■ Excerpt from a dataset ■
· · · ·
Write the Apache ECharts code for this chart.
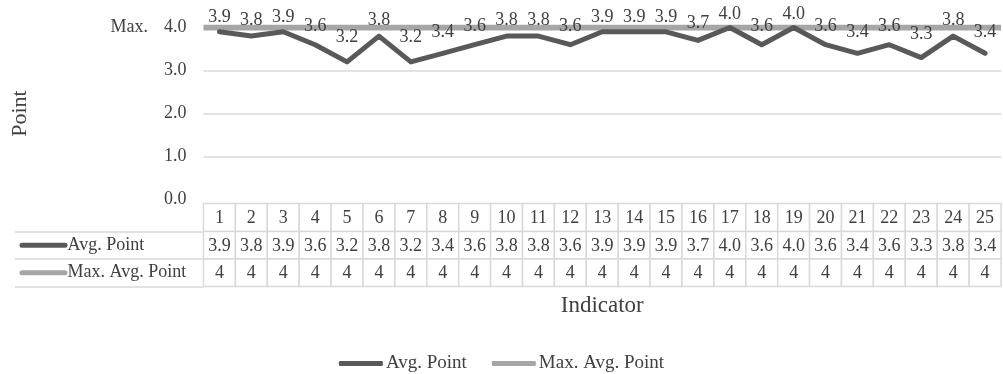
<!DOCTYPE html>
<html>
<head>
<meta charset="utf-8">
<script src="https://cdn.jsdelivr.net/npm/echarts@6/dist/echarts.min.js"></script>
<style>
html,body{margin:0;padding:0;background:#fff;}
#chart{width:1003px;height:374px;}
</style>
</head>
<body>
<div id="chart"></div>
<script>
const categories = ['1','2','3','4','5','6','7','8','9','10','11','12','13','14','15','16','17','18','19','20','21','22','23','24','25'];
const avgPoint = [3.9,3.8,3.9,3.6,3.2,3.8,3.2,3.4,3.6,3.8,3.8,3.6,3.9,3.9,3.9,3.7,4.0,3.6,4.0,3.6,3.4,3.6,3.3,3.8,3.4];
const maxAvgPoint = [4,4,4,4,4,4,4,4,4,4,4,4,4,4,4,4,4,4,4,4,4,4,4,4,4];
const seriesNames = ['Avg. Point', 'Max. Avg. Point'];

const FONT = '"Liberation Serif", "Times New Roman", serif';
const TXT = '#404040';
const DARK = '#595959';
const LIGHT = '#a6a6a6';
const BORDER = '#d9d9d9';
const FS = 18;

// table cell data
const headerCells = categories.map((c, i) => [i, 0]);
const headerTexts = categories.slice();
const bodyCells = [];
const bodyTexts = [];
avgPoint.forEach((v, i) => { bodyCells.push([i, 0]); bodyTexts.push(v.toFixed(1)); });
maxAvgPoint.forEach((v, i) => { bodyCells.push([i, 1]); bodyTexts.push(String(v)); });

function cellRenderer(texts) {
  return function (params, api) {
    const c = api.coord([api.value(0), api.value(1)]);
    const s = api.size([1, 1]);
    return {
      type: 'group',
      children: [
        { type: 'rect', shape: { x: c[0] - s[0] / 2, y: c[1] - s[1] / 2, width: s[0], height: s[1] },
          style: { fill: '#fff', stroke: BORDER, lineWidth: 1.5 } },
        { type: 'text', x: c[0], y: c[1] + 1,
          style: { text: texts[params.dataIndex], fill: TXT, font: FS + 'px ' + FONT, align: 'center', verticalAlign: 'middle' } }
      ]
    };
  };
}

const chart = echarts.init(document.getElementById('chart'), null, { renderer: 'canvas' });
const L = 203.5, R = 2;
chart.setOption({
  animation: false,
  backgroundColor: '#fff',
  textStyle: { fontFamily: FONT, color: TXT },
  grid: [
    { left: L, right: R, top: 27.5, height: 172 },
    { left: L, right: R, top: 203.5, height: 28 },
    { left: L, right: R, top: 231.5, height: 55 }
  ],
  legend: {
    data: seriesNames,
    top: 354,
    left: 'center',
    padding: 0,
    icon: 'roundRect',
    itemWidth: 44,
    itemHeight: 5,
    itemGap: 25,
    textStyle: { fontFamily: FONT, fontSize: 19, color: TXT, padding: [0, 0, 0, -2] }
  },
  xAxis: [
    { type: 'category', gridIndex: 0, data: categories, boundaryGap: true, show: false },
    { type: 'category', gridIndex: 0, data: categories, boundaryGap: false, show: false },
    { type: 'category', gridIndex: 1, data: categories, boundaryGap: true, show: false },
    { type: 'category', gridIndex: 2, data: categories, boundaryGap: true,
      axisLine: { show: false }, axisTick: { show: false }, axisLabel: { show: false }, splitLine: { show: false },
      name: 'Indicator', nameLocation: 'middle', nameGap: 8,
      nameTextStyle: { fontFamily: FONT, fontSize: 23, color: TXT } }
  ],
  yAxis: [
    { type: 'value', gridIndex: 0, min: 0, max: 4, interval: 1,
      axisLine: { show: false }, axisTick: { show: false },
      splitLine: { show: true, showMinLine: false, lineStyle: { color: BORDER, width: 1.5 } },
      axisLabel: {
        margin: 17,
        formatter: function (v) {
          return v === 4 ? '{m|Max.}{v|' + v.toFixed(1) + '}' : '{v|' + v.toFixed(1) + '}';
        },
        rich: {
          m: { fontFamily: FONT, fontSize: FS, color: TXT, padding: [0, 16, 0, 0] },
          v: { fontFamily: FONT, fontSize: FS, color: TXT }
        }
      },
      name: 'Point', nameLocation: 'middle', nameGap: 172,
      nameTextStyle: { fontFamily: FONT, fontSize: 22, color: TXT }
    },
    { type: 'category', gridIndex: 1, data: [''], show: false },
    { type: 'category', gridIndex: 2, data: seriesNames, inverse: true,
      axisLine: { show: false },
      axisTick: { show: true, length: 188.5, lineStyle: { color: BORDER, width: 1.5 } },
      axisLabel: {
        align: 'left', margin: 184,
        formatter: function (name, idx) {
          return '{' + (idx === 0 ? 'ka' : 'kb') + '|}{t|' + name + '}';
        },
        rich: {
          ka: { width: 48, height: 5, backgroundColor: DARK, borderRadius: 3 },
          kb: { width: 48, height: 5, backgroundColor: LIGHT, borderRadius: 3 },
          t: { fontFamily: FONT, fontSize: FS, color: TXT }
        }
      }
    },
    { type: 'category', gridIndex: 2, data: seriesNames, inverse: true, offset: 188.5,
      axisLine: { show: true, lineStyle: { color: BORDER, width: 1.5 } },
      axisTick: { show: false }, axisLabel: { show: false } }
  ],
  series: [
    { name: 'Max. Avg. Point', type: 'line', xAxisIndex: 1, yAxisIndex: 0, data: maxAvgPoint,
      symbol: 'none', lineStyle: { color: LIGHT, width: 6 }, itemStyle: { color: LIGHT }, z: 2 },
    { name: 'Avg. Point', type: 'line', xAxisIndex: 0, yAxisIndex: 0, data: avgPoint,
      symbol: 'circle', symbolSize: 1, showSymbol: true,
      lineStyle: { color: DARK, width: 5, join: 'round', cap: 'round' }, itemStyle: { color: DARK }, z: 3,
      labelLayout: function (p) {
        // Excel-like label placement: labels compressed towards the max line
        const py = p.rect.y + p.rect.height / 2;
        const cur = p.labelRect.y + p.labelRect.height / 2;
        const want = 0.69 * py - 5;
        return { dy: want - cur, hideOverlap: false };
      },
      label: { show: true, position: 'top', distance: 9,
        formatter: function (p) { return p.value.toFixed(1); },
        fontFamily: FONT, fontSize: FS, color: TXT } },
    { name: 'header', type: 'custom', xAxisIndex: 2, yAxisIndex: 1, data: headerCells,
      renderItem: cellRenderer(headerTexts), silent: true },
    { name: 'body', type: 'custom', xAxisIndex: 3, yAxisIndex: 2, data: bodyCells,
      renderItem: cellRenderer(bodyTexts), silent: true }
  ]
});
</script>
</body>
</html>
· · · ·
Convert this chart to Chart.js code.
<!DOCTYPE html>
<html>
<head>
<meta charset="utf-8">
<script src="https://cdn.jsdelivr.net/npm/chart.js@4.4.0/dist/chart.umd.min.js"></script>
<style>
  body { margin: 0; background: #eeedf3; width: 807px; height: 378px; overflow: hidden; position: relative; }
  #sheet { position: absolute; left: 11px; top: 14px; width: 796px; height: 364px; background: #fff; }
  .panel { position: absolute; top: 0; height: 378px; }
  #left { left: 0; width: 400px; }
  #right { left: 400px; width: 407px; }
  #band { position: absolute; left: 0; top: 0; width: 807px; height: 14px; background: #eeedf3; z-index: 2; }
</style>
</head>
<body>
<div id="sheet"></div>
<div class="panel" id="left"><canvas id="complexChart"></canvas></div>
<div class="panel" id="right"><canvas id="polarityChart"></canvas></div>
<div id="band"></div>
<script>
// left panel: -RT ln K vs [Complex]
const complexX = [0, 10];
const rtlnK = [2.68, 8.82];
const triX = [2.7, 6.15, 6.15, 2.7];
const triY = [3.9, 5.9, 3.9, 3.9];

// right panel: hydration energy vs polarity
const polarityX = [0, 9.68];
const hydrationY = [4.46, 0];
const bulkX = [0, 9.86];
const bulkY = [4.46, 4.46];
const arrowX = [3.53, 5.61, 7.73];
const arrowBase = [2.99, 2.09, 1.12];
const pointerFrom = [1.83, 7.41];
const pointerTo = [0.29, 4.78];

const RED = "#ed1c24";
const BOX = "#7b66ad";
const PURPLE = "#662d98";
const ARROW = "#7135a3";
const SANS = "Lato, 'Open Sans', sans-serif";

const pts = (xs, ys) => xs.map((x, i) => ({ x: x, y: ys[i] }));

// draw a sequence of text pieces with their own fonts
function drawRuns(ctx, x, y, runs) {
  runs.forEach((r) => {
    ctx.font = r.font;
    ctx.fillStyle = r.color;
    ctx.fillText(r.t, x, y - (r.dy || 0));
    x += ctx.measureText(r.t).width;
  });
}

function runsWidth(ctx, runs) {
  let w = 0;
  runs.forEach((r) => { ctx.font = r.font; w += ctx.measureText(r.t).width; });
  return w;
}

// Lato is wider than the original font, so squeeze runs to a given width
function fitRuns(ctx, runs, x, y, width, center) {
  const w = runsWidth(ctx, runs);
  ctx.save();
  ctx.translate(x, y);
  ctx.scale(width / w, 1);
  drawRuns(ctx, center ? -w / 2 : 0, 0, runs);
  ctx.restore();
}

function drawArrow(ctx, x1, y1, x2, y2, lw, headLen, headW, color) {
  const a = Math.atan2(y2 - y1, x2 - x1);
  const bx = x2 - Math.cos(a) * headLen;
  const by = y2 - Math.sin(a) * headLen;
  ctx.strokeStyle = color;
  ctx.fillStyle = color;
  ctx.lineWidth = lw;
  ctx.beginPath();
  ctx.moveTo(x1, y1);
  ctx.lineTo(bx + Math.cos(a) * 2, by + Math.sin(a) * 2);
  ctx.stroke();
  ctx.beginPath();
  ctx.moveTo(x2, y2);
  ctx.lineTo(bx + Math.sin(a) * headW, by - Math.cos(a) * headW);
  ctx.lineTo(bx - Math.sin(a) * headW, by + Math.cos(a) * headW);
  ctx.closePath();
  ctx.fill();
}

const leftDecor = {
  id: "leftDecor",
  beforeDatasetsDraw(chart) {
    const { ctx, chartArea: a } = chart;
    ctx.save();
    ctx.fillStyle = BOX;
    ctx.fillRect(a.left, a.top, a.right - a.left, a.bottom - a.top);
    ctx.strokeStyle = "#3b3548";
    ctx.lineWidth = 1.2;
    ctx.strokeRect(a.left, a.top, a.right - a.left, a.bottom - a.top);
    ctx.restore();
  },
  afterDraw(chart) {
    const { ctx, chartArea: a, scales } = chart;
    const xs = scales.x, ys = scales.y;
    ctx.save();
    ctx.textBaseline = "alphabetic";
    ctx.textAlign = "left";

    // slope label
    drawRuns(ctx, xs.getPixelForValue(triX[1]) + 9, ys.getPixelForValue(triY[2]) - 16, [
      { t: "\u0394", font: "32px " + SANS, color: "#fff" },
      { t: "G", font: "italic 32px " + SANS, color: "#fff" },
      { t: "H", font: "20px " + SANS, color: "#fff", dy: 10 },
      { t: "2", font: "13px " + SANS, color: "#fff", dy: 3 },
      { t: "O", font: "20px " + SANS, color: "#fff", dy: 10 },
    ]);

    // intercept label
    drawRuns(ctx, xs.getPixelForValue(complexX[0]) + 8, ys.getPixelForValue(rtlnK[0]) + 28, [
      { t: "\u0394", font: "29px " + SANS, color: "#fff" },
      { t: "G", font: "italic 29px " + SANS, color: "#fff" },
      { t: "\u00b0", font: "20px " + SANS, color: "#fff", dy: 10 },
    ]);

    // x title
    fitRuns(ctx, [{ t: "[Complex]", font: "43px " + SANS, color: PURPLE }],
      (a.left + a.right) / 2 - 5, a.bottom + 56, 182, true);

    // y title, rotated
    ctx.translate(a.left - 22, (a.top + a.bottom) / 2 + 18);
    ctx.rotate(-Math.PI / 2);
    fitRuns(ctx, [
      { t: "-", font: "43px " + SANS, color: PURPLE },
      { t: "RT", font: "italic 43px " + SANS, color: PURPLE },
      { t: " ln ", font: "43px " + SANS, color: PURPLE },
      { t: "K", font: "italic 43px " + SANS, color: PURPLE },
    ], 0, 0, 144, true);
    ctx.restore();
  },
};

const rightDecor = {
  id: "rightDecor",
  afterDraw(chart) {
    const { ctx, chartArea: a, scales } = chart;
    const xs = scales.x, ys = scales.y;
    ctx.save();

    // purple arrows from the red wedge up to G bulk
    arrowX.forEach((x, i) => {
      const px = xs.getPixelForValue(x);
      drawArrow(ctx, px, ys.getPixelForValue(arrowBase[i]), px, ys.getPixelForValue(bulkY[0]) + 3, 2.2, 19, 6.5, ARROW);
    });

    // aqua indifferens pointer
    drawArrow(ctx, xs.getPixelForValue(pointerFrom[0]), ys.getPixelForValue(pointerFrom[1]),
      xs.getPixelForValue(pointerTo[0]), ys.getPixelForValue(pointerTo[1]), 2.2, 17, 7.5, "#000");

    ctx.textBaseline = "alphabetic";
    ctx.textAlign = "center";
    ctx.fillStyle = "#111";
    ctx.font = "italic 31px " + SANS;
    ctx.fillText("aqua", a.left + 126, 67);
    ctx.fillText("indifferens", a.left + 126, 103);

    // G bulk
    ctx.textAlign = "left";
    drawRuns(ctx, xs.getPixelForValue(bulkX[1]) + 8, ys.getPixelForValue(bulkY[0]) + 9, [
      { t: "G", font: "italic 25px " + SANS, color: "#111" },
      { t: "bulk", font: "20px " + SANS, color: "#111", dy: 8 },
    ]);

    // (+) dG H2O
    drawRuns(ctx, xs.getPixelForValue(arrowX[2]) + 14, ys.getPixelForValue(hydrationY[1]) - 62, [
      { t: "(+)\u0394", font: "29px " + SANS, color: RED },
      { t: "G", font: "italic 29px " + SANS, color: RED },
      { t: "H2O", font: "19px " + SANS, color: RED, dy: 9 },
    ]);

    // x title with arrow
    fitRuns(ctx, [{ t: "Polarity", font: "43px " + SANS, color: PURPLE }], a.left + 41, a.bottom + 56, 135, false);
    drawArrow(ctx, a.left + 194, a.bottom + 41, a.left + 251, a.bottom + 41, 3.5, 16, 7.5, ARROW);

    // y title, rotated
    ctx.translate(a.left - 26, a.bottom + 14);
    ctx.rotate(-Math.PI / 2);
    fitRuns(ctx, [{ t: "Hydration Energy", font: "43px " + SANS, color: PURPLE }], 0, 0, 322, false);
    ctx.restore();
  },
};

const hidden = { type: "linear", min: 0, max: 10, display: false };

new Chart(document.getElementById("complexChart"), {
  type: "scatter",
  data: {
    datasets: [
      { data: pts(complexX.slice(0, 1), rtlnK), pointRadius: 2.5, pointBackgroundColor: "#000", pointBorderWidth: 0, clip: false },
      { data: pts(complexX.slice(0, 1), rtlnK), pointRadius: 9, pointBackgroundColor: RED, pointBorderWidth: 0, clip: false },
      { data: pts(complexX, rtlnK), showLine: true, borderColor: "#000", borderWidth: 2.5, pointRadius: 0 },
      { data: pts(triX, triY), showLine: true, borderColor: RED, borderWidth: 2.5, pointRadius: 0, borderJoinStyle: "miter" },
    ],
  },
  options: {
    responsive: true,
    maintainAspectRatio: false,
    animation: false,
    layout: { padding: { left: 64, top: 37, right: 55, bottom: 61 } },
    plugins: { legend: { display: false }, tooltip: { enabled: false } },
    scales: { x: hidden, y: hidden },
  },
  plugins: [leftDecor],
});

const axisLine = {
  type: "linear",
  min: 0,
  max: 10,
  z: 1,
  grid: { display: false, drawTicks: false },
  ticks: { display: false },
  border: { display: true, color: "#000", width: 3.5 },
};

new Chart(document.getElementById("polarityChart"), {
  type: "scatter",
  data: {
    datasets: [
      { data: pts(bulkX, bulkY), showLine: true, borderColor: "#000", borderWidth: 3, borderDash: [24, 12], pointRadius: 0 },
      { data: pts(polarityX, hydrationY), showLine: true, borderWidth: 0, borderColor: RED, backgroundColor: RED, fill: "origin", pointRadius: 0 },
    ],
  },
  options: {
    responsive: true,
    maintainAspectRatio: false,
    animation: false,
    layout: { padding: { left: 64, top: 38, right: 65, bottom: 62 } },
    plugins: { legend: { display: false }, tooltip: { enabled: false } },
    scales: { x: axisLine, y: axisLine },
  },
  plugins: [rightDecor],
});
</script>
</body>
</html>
· · · ·
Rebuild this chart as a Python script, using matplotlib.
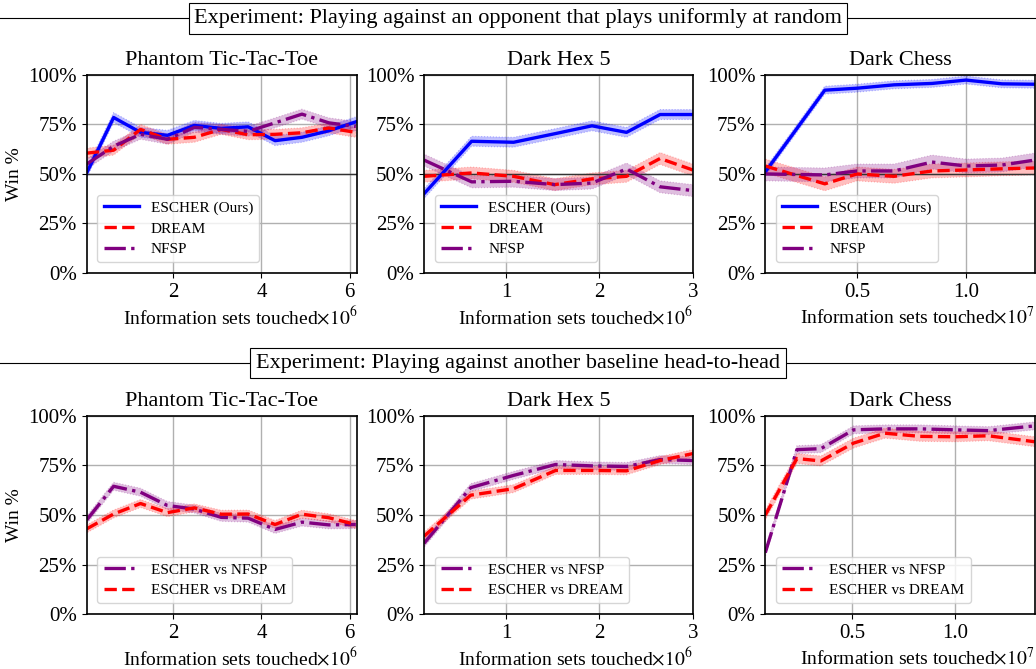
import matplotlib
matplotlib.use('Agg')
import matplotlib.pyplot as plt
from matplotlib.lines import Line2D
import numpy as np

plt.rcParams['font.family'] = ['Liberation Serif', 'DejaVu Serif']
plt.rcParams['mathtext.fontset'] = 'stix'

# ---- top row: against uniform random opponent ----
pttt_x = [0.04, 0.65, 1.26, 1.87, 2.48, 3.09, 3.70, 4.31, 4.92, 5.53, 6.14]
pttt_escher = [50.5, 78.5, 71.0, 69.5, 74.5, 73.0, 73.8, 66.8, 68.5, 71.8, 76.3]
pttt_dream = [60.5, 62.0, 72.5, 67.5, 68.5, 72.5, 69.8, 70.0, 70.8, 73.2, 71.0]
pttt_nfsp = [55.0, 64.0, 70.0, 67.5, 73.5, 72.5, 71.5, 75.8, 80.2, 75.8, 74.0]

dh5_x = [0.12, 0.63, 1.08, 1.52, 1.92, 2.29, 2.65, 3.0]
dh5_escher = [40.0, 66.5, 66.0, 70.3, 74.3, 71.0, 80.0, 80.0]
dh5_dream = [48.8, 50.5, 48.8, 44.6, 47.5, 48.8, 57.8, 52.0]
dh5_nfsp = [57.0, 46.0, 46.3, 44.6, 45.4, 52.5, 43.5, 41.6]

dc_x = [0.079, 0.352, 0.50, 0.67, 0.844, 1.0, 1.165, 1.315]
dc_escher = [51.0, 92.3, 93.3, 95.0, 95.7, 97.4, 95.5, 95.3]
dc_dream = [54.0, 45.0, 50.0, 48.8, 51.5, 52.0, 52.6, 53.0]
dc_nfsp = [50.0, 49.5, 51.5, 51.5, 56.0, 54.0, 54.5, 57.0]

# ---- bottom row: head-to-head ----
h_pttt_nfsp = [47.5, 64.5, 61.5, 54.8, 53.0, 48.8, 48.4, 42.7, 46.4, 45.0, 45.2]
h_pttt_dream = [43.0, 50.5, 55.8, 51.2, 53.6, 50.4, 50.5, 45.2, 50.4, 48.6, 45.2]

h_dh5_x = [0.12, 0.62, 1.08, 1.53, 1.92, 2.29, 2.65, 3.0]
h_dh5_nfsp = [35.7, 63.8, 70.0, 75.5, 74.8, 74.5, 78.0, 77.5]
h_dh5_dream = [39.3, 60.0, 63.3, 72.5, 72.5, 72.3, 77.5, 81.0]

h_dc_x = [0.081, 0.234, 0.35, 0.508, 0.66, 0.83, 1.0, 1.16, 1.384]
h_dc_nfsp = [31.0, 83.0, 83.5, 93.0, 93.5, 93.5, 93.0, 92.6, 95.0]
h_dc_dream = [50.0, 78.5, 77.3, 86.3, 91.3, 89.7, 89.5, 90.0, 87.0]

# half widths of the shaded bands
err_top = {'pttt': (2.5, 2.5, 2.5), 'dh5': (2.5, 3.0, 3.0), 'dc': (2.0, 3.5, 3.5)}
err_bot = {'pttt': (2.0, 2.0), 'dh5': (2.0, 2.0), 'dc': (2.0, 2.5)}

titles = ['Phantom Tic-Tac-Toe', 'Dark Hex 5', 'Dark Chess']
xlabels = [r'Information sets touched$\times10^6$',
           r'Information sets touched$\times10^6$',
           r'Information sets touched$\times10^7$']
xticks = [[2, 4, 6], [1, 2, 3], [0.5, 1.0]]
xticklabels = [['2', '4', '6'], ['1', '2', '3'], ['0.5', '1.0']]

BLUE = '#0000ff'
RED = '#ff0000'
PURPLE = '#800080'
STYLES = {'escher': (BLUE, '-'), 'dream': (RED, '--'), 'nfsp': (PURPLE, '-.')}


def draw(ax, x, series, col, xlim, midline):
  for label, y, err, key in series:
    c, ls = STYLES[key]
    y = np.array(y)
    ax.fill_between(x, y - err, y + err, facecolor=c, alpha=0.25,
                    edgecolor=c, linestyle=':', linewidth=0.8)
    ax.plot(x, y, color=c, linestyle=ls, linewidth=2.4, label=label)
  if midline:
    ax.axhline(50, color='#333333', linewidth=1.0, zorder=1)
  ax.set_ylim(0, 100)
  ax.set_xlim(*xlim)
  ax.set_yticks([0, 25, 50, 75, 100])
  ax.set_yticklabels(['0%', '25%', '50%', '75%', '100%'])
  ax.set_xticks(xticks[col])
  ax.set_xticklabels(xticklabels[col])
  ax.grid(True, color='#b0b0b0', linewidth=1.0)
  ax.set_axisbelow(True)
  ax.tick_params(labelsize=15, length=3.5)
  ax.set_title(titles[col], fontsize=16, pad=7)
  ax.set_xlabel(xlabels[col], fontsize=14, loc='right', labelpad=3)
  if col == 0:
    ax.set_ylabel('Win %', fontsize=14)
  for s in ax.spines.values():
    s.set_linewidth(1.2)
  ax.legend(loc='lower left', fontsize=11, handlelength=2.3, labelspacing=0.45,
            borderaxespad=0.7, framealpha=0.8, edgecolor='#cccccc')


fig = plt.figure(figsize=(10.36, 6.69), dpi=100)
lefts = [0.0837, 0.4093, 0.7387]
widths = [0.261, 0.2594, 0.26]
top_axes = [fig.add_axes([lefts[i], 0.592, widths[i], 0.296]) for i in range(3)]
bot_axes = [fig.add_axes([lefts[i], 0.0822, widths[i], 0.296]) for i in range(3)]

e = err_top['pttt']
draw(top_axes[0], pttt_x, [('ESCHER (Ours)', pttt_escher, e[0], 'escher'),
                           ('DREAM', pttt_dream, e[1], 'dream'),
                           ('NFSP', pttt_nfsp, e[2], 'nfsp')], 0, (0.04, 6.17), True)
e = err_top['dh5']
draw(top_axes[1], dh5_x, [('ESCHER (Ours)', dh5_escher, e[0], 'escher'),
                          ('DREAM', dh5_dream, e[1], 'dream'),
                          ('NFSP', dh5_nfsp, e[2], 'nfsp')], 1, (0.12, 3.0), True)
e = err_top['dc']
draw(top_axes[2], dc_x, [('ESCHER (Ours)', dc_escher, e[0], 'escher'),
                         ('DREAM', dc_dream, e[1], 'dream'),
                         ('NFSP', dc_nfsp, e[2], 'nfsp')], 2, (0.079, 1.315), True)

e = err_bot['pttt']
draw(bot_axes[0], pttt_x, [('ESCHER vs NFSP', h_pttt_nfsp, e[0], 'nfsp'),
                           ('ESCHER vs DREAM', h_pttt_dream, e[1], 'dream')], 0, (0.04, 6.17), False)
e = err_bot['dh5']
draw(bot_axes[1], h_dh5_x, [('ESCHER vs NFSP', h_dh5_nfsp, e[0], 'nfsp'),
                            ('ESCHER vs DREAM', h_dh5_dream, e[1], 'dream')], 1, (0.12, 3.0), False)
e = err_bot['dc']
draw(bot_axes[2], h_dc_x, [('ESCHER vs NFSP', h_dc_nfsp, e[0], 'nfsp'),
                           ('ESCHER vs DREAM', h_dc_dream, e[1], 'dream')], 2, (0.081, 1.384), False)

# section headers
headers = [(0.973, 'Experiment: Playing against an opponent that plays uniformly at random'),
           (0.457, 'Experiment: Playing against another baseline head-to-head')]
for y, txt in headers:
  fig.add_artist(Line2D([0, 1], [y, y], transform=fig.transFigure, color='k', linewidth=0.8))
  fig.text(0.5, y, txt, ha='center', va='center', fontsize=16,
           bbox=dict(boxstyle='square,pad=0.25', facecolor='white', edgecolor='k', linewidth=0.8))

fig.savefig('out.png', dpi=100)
· · · ·
■ What this task involves ■
Both the line with "Rebuild this chart" and the line with "import numpy as np" are included: reproduce them and every line between, exactly, with pictures omitted.

■ Task response ■
Rebuild this chart as a Python script, using matplotlib.
import matplotlib
matplotlib.use('Agg')
import matplotlib.pyplot as plt
from matplotlib.lines import Line2D
import numpy as np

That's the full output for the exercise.